Before you dip into the versatile editing tool, you're going to have to understand how the basic gameplay functions. Though you won't find any weapon upgrades, screen clearing superbombs, or even scoring chains here, there is one clever mechanic that makes this stand out. Any enemy you destroy can be snatched up by your ship, turning its ammunition against its former allies and providing you with a handy shield. It's a strange maneuver, allowing you to coral a giant ball of foes that can fill up the entire screen, but while it is fun, it's not very deep. A single shot or kamikaze run can whittle your ball of destruction down to just little 'ol naked you, so you'll have to fly deftly between the bullets and sometimes turn your massive fleet invisible to stay alive.
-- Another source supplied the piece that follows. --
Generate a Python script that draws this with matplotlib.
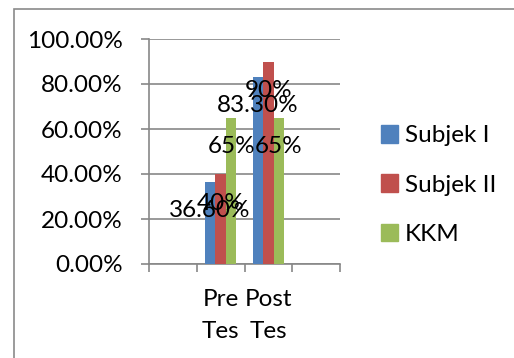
import matplotlib
matplotlib.use("Agg")
import matplotlib.pyplot as plt
from matplotlib.patches import Rectangle, Patch
import numpy as np

# data
categories = ["", "Pre\nTes", "Post\nTes", ""]
series_names = ["Subjek I", "Subjek II", "KKM"]
subjek1 = [36.6, 83.3]
subjek2 = [40, 90]
kkm = [65, 65]
value_labels = [["36.60%", "83.30%"], ["40%", "90%"], ["65%", "65%"]]
y_ticks = [0, 20, 40, 60, 80, 100]
y_tick_labels = ["0.00%", "20.00%", "40.00%", "60.00%", "80.00%", "100.00%"]

_COLORS = ["#4F81BD", "#C0504D", "#9BBB59"]
GRID = "#878787"
FS = 17.5

plt.rcParams["font.family"] = ["Lato", "DejaVu Sans"]

fig = plt.figure(figsize=(5.14, 3.58), dpi=100)
fig.patch.set_facecolor("white")

# outer chart border (runs off the picture on right/bottom)
fig.patches.append(Rectangle((14 / 514, -0.1), 1.2, (358 - 9) / 358 + 0.1,
                             transform=fig.transFigure, fill=False,
                             edgecolor="#8a8a8a", linewidth=1.2))

ax = fig.add_axes([149 / 514, 94 / 358, 191 / 514, 225 / 358])
ax.set_xlim(-0.5, 3.5)
ax.set_ylim(0, 100)

x_pos = np.array([1, 2])
width = 0.22
all_vals = [subjek1, subjek2, kkm]
for k, vals in enumerate(all_vals):
    xs = x_pos + (k - 1) * width
    ax.bar(xs, vals, width=width, color=_COLORS[k], label=series_names[k], zorder=3)
    for x, v, lab in zip(xs, vals, value_labels[k]):
        ax.annotate(lab, (x, v), xytext=(0, -21), textcoords="offset points",
                    ha="center", va="center", fontsize=FS, color="black", zorder=5)

ax.set_yticks(y_ticks)
ax.set_yticklabels(y_tick_labels, fontsize=FS)
ax.set_xticks([-0.5, 0.5, 1.5, 2.5, 3.5])
ax.set_xticklabels([])
ax.set_xticks(range(len(categories)), minor=True)
ax.set_xticklabels(categories, minor=True, fontsize=FS, linespacing=1.65)
ax.tick_params(axis="x", which="minor", length=0, pad=18)
ax.tick_params(axis="x", which="major", length=6, width=1.2, color=GRID, direction="out")
ax.tick_params(axis="y", length=6, width=1.2, color=GRID, pad=13)
ax.grid(axis="y", color=GRID, linewidth=1.2, zorder=0)
for s in ["top", "right"]:
    ax.spines[s].set_visible(False)
for s in ["left", "bottom"]:
    ax.spines[s].set_color(GRID)
    ax.spines[s].set_linewidth(1.2)

handles = [Patch(color=c) for c in _COLORS]
fig.legend(handles, series_names, loc="center left", bbox_to_anchor=(359 / 514, 1 - 185 / 358),
           frameon=False, fontsize=FS, handlelength=0.7, handleheight=0.75,
           labelspacing=1.15, handletextpad=0.3)

fig.savefig("out.png", dpi=100)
There isn't a lot of strategy, though, so you'll get bogged down in repetitive actions after awhile.
The action can get really chaotic.
The hour long, 15-level campaign serves as more of a template than a full-fledged shooter experience. The entire thing was built using the editor, so anything you encounter can be tweaked to your liking. There is the expected array of ships and tanks, but there are also a few flashes of goofy brilliance, giving you a hint of what you can design if you master the art of the editor. Because you can unlock various cheats, more editing options, and previous shooters by the same designer, it's well worth playing through the campaign a few times, but it's certainly not necessary if just want to starting building right away. It isn't the most imaginatively designed tour through Blast Works, but it does showcase a number of play styles and visual diversity.
The main draw is clearly the in-depth editing tool, which is powerful enough to bring even the wackiest ideas to life. The majority of your editing duties will be taken up designing a heroic ship, vile enemies, and unobtrusive scenery. You're limited to just three common shapes--triangle, square, and circle--but because you can stretch and color them to your liking, the only real limitation is your own talent. Until you figure out exactly how to turn some squares and a few isosceles triangles into the bug-eyed teddy bear riding an ice-cream-cone school bus that haunts your nightmares, there is a slight learning curve. But once you get over that initial hump, creating crazy drawings is fast and seamless.